Since taking office, Donald Trump and his Administration have implemented a sweeping anti-immigrant agenda that has involved multiple Muslim bans, mass deportations, the termination of DACA, the cancellation of temporary protected status (TPS) for multiple groups — and a dramatic reduction of the number of refugees admitted into the U.S.
So far this year, only 5,000 refugees have been admitted. This year’s cap on refugees is 45,000, the lowest level in decades, though at the current rate of admissions, it’s possible that only 20,000 refugees will be brought in all year.
The decrease in refugee admissions is part of Trump’s plan to implement a nativist, ethno-centric agenda which has long been pushed by hate groups. And Trump’s Administration is behind him: chief of staff John Kelly, who used to oversee the Department of Homeland Security, once said that if it were up to him, he would admit between zero and one refugee into the U.S. each year.
Trump and his Administration act like refugees are an inherently dangerous people and the United States is magnanimous in accepting any at all. But refugees undergo a rigorous screening process and multiple reports have found that they are beneficial to the U.S. economy. Moreover, the entire history of the United States involves welcoming in immigrants who were seeking opportunity or safety that they couldn’t find in their home country.

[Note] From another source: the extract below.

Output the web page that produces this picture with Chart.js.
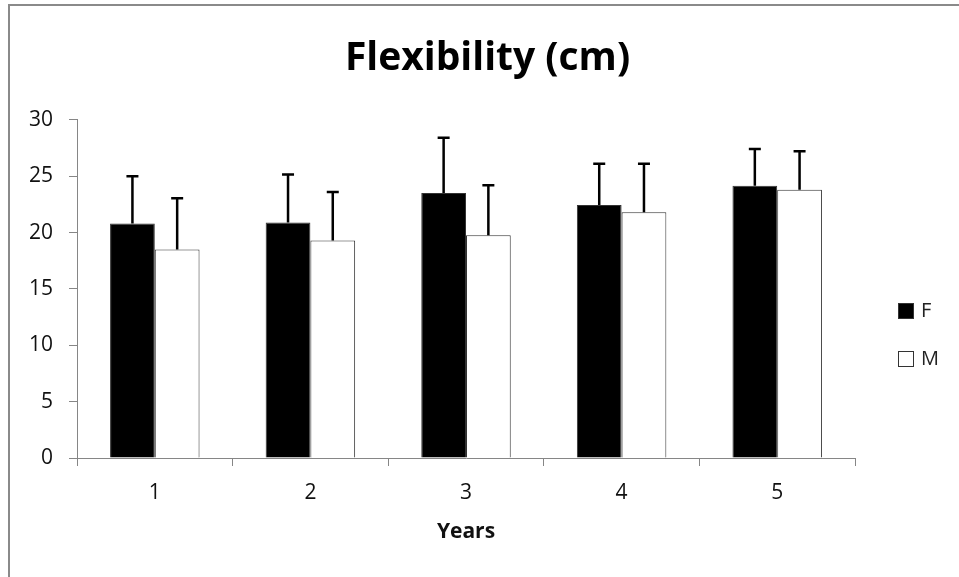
<!DOCTYPE html>
<html>
<head>
<meta charset="utf-8">
<script src="https://cdn.jsdelivr.net/npm/chart.js@4.4.0/dist/chart.umd.min.js"></script>
<style>
    html, body { margin: 0; padding: 0; background: #fff; }
    #frame { position: absolute; left: 8px; top: 4px; width: 1000px; height: 1000px;
             border: 2px solid #8a8a8a; box-sizing: border-box; }
    #wrap { position: absolute; left: 0; top: 0; width: 959px; height: 577px; }
</style>
</head>
<body>
<div id="frame"></div>
<div id="wrap"><canvas id="chart" width="959" height="577"></canvas></div>
<script>
// categories (years)
const years = ['1', '2', '3', '4', '5'];

// mean flexibility, cm
const female_values = [20.8, 20.9, 23.5, 22.45, 24.15];
const male_values = [18.5, 19.3, 19.75, 21.8, 23.8];

// standard deviation (upper error bar only)
const female_sd = [4.2, 4.25, 4.9, 3.65, 3.25];
const male_sd = [4.55, 4.3, 4.45, 4.3, 3.4];

const y_ticks = [0, 5, 10, 15, 20, 25, 30];

const axis_colour = '#868686';
const font_family = "'Open Sans', 'Liberation Sans', sans-serif";

// upper error bars with caps
const errorBars = {
    id: 'errorBars',
    afterDatasetsDraw(chart) {
        const ctx = chart.ctx;
        const y = chart.scales.y;
        ctx.save();
        ctx.strokeStyle = '#000';
        ctx.lineWidth = 2.5;
        chart.data.datasets.forEach((ds, i) => {
            const meta = chart.getDatasetMeta(i);
            meta.data.forEach((bar, j) => {
                const top = y.getPixelForValue(ds.data[j] + ds.sd[j]);
                ctx.beginPath();
                ctx.moveTo(bar.x, bar.y);
                ctx.lineTo(bar.x, top);
                ctx.moveTo(bar.x - 6, top);
                ctx.lineTo(bar.x + 6, top);
                ctx.stroke();
            });
        });
        ctx.restore();
    }
};

// legend on the right, like the spreadsheet one
const sideLegend = {
    id: 'sideLegend',
    afterDraw(chart) {
        const ctx = chart.ctx;
        ctx.save();
        ctx.font = '20px ' + font_family;
        ctx.textBaseline = 'middle';
        ctx.textAlign = 'left';
        chart.data.datasets.forEach((ds, i) => {
            const bx = 898.5, by = 303.5 + i * 48;
            ctx.fillStyle = ds.backgroundColor;
            ctx.fillRect(bx, by, 15, 15);
            ctx.strokeStyle = '#333';
            ctx.lineWidth = 1;
            ctx.strokeRect(bx, by, 15, 15);
            ctx.fillStyle = '#222';
            ctx.fillText(ds.label, 921, by + 8);
        });
        ctx.restore();
    }
};

new Chart(document.getElementById('chart'), {
    type: 'bar',
    data: {
        labels: years,
        datasets: [
            {
                label: 'F',
                data: female_values,
                sd: female_sd,
                backgroundColor: '#000000',
                borderColor: '#333333',
                borderWidth: 1,
            },
            {
                label: 'M',
                data: male_values,
                sd: male_sd,
                backgroundColor: '#ffffff',
                borderColor: '#333333',
                borderWidth: 1,
            },
        ],
    },
    options: {
        responsive: false,
        animation: false,
        categoryPercentage: 0.575,
        barPercentage: 1.0,
        layout: { padding: { left: 16, right: 0, top: 0, bottom: 0 } },
        plugins: {
            legend: { display: false },
            tooltip: { enabled: false },
            title: {
                display: true,
                text: 'Flexibility (cm)',
                color: '#000',
                font: { family: font_family, size: 39, weight: 'bold' },
                padding: { top: 35, bottom: 38 },
            },
        },
        scales: {
            x: {
                grid: { drawOnChartArea: false, drawTicks: true, tickLength: 8, color: axis_colour, offset: true },
                border: { color: axis_colour, width: 1 },
                ticks: { color: '#111', font: { family: font_family, size: 21 }, padding: 14 },
                title: {
                    display: true,
                    text: 'Years',
                    color: '#111',
                    font: { family: font_family, size: 21, weight: 'bold' },
                    padding: { top: 0, bottom: 32 },
                },
                afterFit(scale) { scale.height = 119; },
            },
            y: {
                min: 0,
                max: 30,
                afterBuildTicks(scale) { scale.ticks = y_ticks.map(v => ({ value: v })); },
                grid: { drawOnChartArea: false, drawTicks: true, tickLength: 8, color: axis_colour },
                border: { color: axis_colour, width: 1 },
                ticks: { color: '#111', font: { family: font_family, size: 21 }, padding: 16 },
                afterFit(scale) { scale.width = 61; },
            },
            // empty right-hand strip that holds the legend area
            spacer: {
                axis: 'y',
                position: 'right',
                display: true,
                grid: { display: false, drawTicks: false },
                border: { display: false },
                ticks: { display: false },
                afterFit(scale) { scale.width = 104; },
            },
        },
    },
    plugins: [errorBars, sideLegend],
});
</script>
</body>
</html>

Trump and his Administration are, in essence, barring the next generation of Americans.
Donald Trump and refugee admissions
Since taking office, Donald Trump has significantly curtailed refugee entry into the U.S. by:
- Slashing refugee admissions into the United States to 45,000 people per year
- Issuing an executive order pausing the U.S. Refugee Resettlement Program for four months (from June to Oct. 2017), including a near-total suspension of admissions from 11 countries
- Instituting stricter vetting requirements, requiring officials to rescreen refugee applicants who already had been through the process and slowing admissions down
- Suspending its policy of admitting family members of refugees
Only 5,000 refugees were admitted into the U.S. within the first three months of fiscal year 2018. In Trump’s first presidential year, 33,368 refugees settled in the U.S., half the number accepted in 2015, and about a third of 2016 numbers.
The Trump Administration’s cap of 45,000 refugees per year is the lowest since the Refugee Resettlement Program was created by Congress in 1980. It was a Republican president, Ronald Reagan, who authorized the highest refugee cap at 217,000 admissions, in comparison to around 70,000 to 80,000 under the Obama and Bush Administrations.
However, under the current pace of admissions, the number of refugees allowed into the U.S. this year is likely to be closer to 20,000 — well below the 45,000 cap.
As Sen. Ben Cardin (D-MD), the ranking member of the Senate Foreign Relations Committee, said in a written statement, admitting so few refugees shows Trump’s continued callousness toward immigrants:
Setting a record-low refugee admissions level is more evidence of the Trump administration’s indifference and lack of humanity toward thousands of vulnerable refugees who have been forced to flee their home countries through no fault of their own.
“It’s enormously discouraging and dispiriting, and it is another reflection of this administration’s march away from the principle of humanity,” said Eric Schwartz, president of Refugees International, who ran the refugee program at the State Department during the Obama Administration.